* begin Information supplied *

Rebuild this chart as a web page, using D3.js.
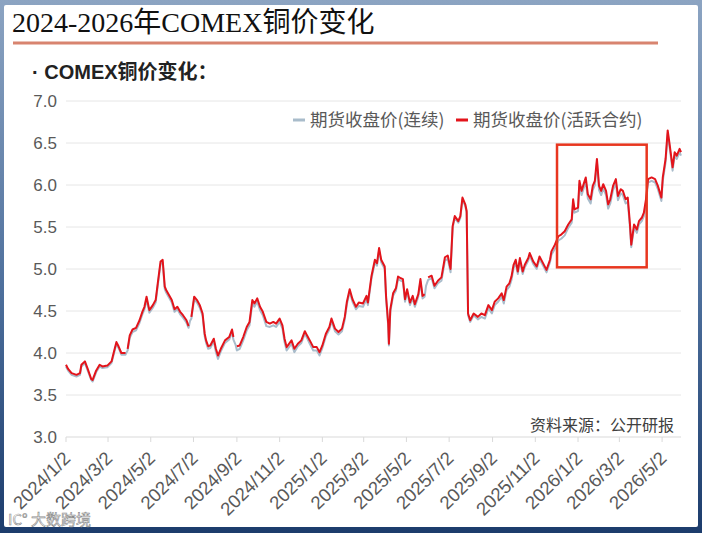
<!DOCTYPE html>
<html>
<head>
<meta charset="utf-8">
<script src="https://cdn.jsdelivr.net/npm/d3@7"></script>
<style>
  body { margin: 0; background: #fff; }
  svg { display: block; }
</style>
</head>
<body>
<div id="chart"></div>
<script>
// sample dates (roughly every few trading days)
var dates = [
  "2024-01-02","2024-01-05","2024-01-10","2024-01-17","2024-01-22","2024-01-24","2024-01-29",
  "2024-02-02","2024-02-07","2024-02-09","2024-02-14","2024-02-19","2024-02-23",
  "2024-03-01","2024-03-07","2024-03-10","2024-03-14","2024-03-17","2024-03-21","2024-03-27","2024-03-28","2024-03-30",
  "2024-04-02","2024-04-06","2024-04-11","2024-04-16","2024-04-20","2024-04-23","2024-04-26","2024-04-30",
  "2024-05-05","2024-05-09","2024-05-12","2024-05-16","2024-05-19","2024-05-22","2024-05-24","2024-05-28",
  "2024-06-01","2024-06-05","2024-06-09","2024-06-13","2024-06-17","2024-06-22","2024-06-25","2024-06-27","2024-06-29",
  "2024-07-03","2024-07-07","2024-07-11","2024-07-15","2024-07-18","2024-07-20","2024-07-23","2024-07-26","2024-07-31",
  "2024-08-03","2024-08-06","2024-08-10","2024-08-16","2024-08-22","2024-08-26","2024-08-28","2024-08-31",
  "2024-09-02","2024-09-06","2024-09-11","2024-09-16","2024-09-20","2024-09-24","2024-09-27",
  "2024-10-01","2024-10-05","2024-10-09","2024-10-14","2024-10-19","2024-10-24","2024-10-28",
  "2024-11-02","2024-11-06","2024-11-09","2024-11-12","2024-11-19","2024-11-23","2024-11-28",
  "2024-12-03","2024-12-08","2024-12-11","2024-12-15","2024-12-20","2024-12-25","2024-12-29",
  "2025-01-02","2025-01-07","2025-01-12","2025-01-15","2025-01-20","2025-01-25","2025-01-30",
  "2025-02-03","2025-02-06","2025-02-10","2025-02-14","2025-02-19","2025-02-23",
  "2025-03-01","2025-03-06","2025-03-08","2025-03-13","2025-03-18","2025-03-21","2025-03-24","2025-03-27",
  "2025-04-01","2025-04-03","2025-04-06","2025-04-07","2025-04-09","2025-04-13","2025-04-17","2025-04-20","2025-04-24","2025-04-27","2025-04-30",
  "2025-05-03","2025-05-07","2025-05-11","2025-05-14","2025-05-19","2025-05-22","2025-05-25","2025-05-28","2025-05-30",
  "2025-06-02","2025-06-07","2025-06-11","2025-06-16","2025-06-21","2025-06-26","2025-06-30",
  "2025-07-04","2025-07-07","2025-07-10","2025-07-15","2025-07-18","2025-07-21","2025-07-25","2025-07-27","2025-07-29",
  "2025-08-01","2025-08-06","2025-08-12","2025-08-17","2025-08-22","2025-08-27",
  "2025-09-01","2025-09-05","2025-09-10","2025-09-15","2025-09-18","2025-09-22","2025-09-26","2025-09-29",
  "2025-10-02","2025-10-05","2025-10-08","2025-10-11","2025-10-15","2025-10-18","2025-10-23","2025-10-25","2025-10-30",
  "2025-11-04","2025-11-08","2025-11-13","2025-11-18","2025-11-23","2025-11-25","2025-11-30",
  "2025-12-05","2025-12-09","2025-12-14","2025-12-19","2025-12-24","2025-12-26","2025-12-28",
  "2026-01-02","2026-01-04","2026-01-07","2026-01-10","2026-01-13","2026-01-16","2026-01-20","2026-01-23","2026-01-26","2026-01-29",
  "2026-02-01","2026-02-04","2026-02-07","2026-02-11","2026-02-14","2026-02-17","2026-02-21","2026-02-25","2026-02-28",
  "2026-03-04","2026-03-07","2026-03-11","2026-03-14","2026-03-17","2026-03-19","2026-03-23","2026-03-27","2026-03-30",
  "2026-04-03","2026-04-06","2026-04-09","2026-04-12","2026-04-17","2026-04-22","2026-04-26",
  "2026-05-01","2026-05-03","2026-05-07","2026-05-10","2026-05-13","2026-05-17","2026-05-20","2026-05-23","2026-05-27","2026-05-29"
];

// 期货收盘价(活跃合约) - red, null = gap at contract roll
var activeClose = [
  3.86,3.81,3.76,3.74,3.76,3.86,3.90,
  3.81,3.69,3.68,3.79,3.86,3.84,
  3.85,3.90,4.00,4.13,4.08,4.00,4.00,null,4.05,
  4.21,4.28,4.30,4.39,4.49,4.55,4.67,4.51,
  4.57,4.63,4.83,5.09,5.11,4.79,4.75,4.69,
  4.63,4.52,4.55,4.49,4.45,4.39,4.32,null,4.43,
  4.67,4.63,4.57,4.47,4.23,4.15,4.08,4.09,4.17,
  4.05,3.97,4.05,4.15,4.19,4.28,4.19,null,
  4.08,4.09,4.19,4.31,4.37,4.63,4.59,
  4.65,4.55,4.49,4.37,4.35,4.37,4.35,
  4.41,4.33,4.17,4.07,4.15,4.05,4.11,
  4.15,4.26,4.21,4.15,4.07,4.07,4.01,
  4.09,4.23,4.31,4.41,4.29,4.25,4.29,
  4.43,4.61,4.76,4.64,4.55,4.60,
  4.59,4.68,4.60,4.91,5.11,5.07,5.25,5.11,
  5.03,4.67,4.35,4.11,4.52,4.71,4.77,4.91,4.89,4.88,4.64,
  4.76,4.60,4.68,4.58,4.70,4.88,4.68,4.70,null,
  4.90,4.92,4.80,4.86,4.90,5.14,5.16,
  5.00,5.51,5.63,5.57,5.63,5.85,5.77,5.69,4.47,
  4.39,4.47,4.43,4.47,4.45,4.57,
  4.51,4.61,4.65,4.71,4.63,4.79,4.83,4.91,
  5.05,5.11,4.97,5.13,4.97,5.05,5.13,5.19,5.09,
  5.03,5.15,5.07,4.99,5.11,5.21,5.29,
  5.39,5.41,5.45,5.53,5.59,5.83,5.71,
  5.73,6.05,5.93,6.01,6.09,5.89,5.83,5.99,6.05,6.31,
  5.99,5.93,6.01,5.93,5.77,5.83,5.99,6.07,5.87,
  5.95,5.93,5.83,5.85,5.55,5.29,5.53,5.47,5.57,
  5.61,5.67,5.83,6.07,6.09,6.07,5.99,
  5.85,6.09,6.31,6.65,6.47,6.21,6.39,6.35,6.43,6.39
];

// 期货收盘价(连续) - grey
var continuousClose = [
  3.84,3.79,3.74,3.72,3.74,3.84,3.88,
  3.79,3.68,3.66,3.77,3.84,3.82,
  3.83,3.88,3.98,4.11,4.06,3.98,3.98,4.00,4.03,
  4.18,4.25,4.27,4.36,4.46,4.52,4.64,4.48,
  4.54,4.60,4.80,5.06,5.08,4.76,4.72,4.66,
  4.60,4.49,4.52,4.46,4.42,4.36,4.30,4.38,4.41,
  4.64,4.60,4.54,4.44,4.20,4.12,4.05,4.06,4.14,
  4.01,3.93,4.02,4.12,4.16,4.25,4.16,4.10,
  4.03,4.05,4.15,4.27,4.33,4.59,4.55,
  4.61,4.51,4.45,4.32,4.31,4.33,4.31,
  4.37,4.29,4.13,4.03,4.11,4.01,4.08,
  4.12,4.23,4.18,4.11,4.03,4.03,3.97,
  4.06,4.20,4.28,4.38,4.26,4.22,4.26,
  4.40,4.58,4.73,4.61,4.52,4.56,
  4.55,4.64,4.57,4.88,5.08,5.04,5.22,5.08,
  5.00,4.64,4.32,4.09,4.49,4.68,4.74,4.88,4.86,4.85,4.61,
  4.73,4.57,4.65,4.55,4.67,4.85,4.65,4.67,4.80,
  4.87,4.89,4.77,4.83,4.86,5.10,5.12,
  4.96,5.49,5.61,5.55,5.61,5.83,5.75,5.67,4.45,
  4.37,4.45,4.40,4.43,4.41,4.53,
  4.47,4.57,4.61,4.67,4.59,4.75,4.79,4.87,
  5.01,5.07,4.94,5.10,4.94,5.02,5.10,5.16,5.06,
  5.00,5.12,5.04,4.96,5.08,5.17,5.24,
  5.34,5.36,5.40,5.49,5.55,5.79,5.67,
  5.69,6.01,5.88,5.96,6.04,5.84,5.78,5.94,6.00,6.27,
  5.94,5.88,5.96,5.88,5.72,5.78,5.94,6.02,5.82,
  5.90,5.88,5.78,5.80,5.51,5.26,5.49,5.43,5.53,
  5.57,5.63,5.79,6.03,6.05,6.03,5.95,
  5.81,6.05,6.27,6.61,6.43,6.17,6.35,6.31,6.39,6.35
];

var tickLabels = ["2024/1/2","2024/3/2","2024/5/2","2024/7/2","2024/9/2","2024/11/2",
  "2025/1/2","2025/3/2","2025/5/2","2025/7/2","2025/9/2","2025/11/2",
  "2026/1/2","2026/3/2","2026/5/2"];
var yTicks = [3.0, 3.5, 4.0, 4.5, 5.0, 5.5, 6.0, 6.5, 7.0];
var seriesNames = ["期货收盘价(连续)", "期货收盘价(活跃合约)"];
var seriesColors = ["#a9bccb", "#e3141b"];

// highlighted window (red box)
var boxDates = ["2025-12-03", "2026-04-10"];
var boxValues = [6.48, 5.02];

(function () {

    var width = 702;
    var height = 533;
    var parse = d3.timeParse("%Y-%m-%d");
    var parseTick = d3.timeParse("%Y/%m/%d");
    var sans = "'Liberation Sans', Arial, 'Noto Sans CJK SC', sans-serif";
    var cjk = "'Noto Sans CJK SC', 'Liberation Sans', sans-serif";

    var svg = d3.select("#chart")
        .append("svg")
        .attr("width", width)
        .attr("height", height);

    // frame
    var grad = svg.append("defs").append("linearGradient")
        .attr("id", "frame").attr("x1", 0).attr("y1", 0).attr("x2", 0).attr("y2", 1);
    grad.append("stop").attr("offset", "0%").attr("stop-color", "#8ca4c2");
    grad.append("stop").attr("offset", "55%").attr("stop-color", "#4d6f9c");
    grad.append("stop").attr("offset", "100%").attr("stop-color", "#1c3c6c");

    svg.append("rect").attr("width", width).attr("height", height).attr("fill", "url(#frame)");
    svg.append("rect").attr("x", 4).attr("y", 5).attr("width", 694).attr("height", 522)
        .attr("rx", 2).attr("fill", "#fff");

    // title
    svg.append("text")
        .attr("x", 12).attr("y", 32)
        .style("font-family", "'Liberation Serif', 'Times New Roman', 'Noto Sans CJK SC', serif")
        .style("font-size", "28px")
        .attr("fill", "#111")
        .text("2024-2026年COMEX铜价变化");

    svg.append("line")
        .attr("x1", 13).attr("x2", 658).attr("y1", 43).attr("y2", 43)
        .attr("stroke", "#d8846f").attr("stroke-width", 3);

    svg.append("text")
        .attr("x", 32).attr("y", 79)
        .style("font-family", sans)
        .style("font-size", "20px")
        .style("font-weight", "bold")
        .attr("fill", "#222")
        .text("· COMEX铜价变化：");

    var x = d3.scaleTime()
        .domain([parse("2024-01-02"), parse("2026-05-29")])
        .range([66, 681]);

    var y = d3.scaleLinear()
        .domain([3, 7])
        .range([437, 101]);

    // grid
    svg.append("g").selectAll("line")
        .data(yTicks)
        .enter().append("line")
        .attr("x1", x.range()[0]).attr("x2", x.range()[1])
        .attr("y1", function (d) { return y(d); })
        .attr("y2", function (d) { return y(d); })
        .attr("stroke", function (d) { return d === 3 ? "#d9d9d9" : "#e6e6e6"; })
        .attr("stroke-width", 1);

    // y labels
    svg.append("g").selectAll("text")
        .data(yTicks)
        .enter().append("text")
        .attr("x", 57)
        .attr("y", function (d) { return y(d); })
        .attr("dy", "0.36em")
        .attr("text-anchor", "end")
        .style("font-family", sans)
        .style("font-size", "17px")
        .attr("fill", "#595959")
        .text(d3.format(".1f"));

    // x ticks + labels
    var tickDates = tickLabels.map(function (t) { return parseTick(t); });
    var xg = svg.append("g");
    xg.selectAll("line")
        .data(tickDates)
        .enter().append("line")
        .attr("x1", function (d) { return x(d); })
        .attr("x2", function (d) { return x(d); })
        .attr("y1", y(3)).attr("y2", y(3) + 5)
        .attr("stroke", "#d9d9d9");

    xg.selectAll("text")
        .data(tickLabels)
        .enter().append("text")
        .attr("transform", function (d, i) {
            return "translate(" + (x(tickDates[i]) + 1) + "," + (y(3) + 18) + ") rotate(-45)";
        })
        .attr("text-anchor", "end")
        .attr("dy", "0.35em")
        .style("font-family", sans)
        .style("font-size", "18.5px")
        .attr("fill", "#595959")
        .text(function (d) { return d; });

    // series
    var points = dates.map(function (d, i) {
        return { date: parse(d), active: activeClose[i], cont: continuousClose[i] };
    });

    var lineCont = d3.line()
        .x(function (d) { return x(d.date); })
        .y(function (d) { return y(d.cont); });

    var lineActive = d3.line()
        .defined(function (d) { return d.active !== null; })
        .x(function (d) { return x(d.date); })
        .y(function (d) { return y(d.active); });

    svg.append("path")
        .datum(points)
        .attr("d", lineCont)
        .attr("fill", "none")
        .attr("stroke", seriesColors[0])
        .attr("stroke-width", 2)
        .attr("stroke-linejoin", "round");

    svg.append("path")
        .datum(points)
        .attr("d", lineActive)
        .attr("fill", "none")
        .attr("stroke", seriesColors[1])
        .attr("stroke-width", 2)
        .attr("stroke-linejoin", "round");

    // legend
    var legendX = [293, 456];
    var legend = svg.append("g").selectAll("g")
        .data(seriesNames)
        .enter().append("g")
        .attr("transform", function (d, i) { return "translate(" + legendX[i] + ",120)"; });

    legend.append("line")
        .attr("x1", 0).attr("x2", 12)
        .attr("stroke", function (d, i) { return seriesColors[i]; })
        .attr("stroke-width", 3);

    legend.append("text")
        .attr("x", 17)
        .attr("dy", "0.36em")
        .style("font-family", cjk)
        .style("font-size", "17.5px")
        .attr("fill", "#595959")
        .text(function (d) { return d; });

    // highlight box
    svg.append("rect")
        .attr("x", x(parse(boxDates[0])))
        .attr("y", y(boxValues[0]))
        .attr("width", x(parse(boxDates[1])) - x(parse(boxDates[0])))
        .attr("height", y(boxValues[1]) - y(boxValues[0]))
        .attr("fill", "none")
        .attr("stroke", "#e8361f")
        .attr("stroke-width", 2.5);

    // source
    svg.append("text")
        .attr("x", 674).attr("y", 431)
        .attr("text-anchor", "end")
        .style("font-family", cjk)
        .style("font-size", "16px")
        .attr("fill", "#404040")
        .text("资料来源：公开研报");

    // watermark
    svg.append("text")
        .attr("x", 8).attr("y", 525)
        .style("font-family", cjk)
        .style("font-size", "15px")
        .attr("fill", "#ffffff")
        .attr("fill-opacity", 0.85)
        .attr("stroke", "#8a8a8a")
        .attr("stroke-width", 0.6)
        .text("IC° 大数跨境");

})();
</script>
</body>
</html>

* end Information supplied *

What is the number of lines above that contain the string "chart"? Answer with the number alone.

3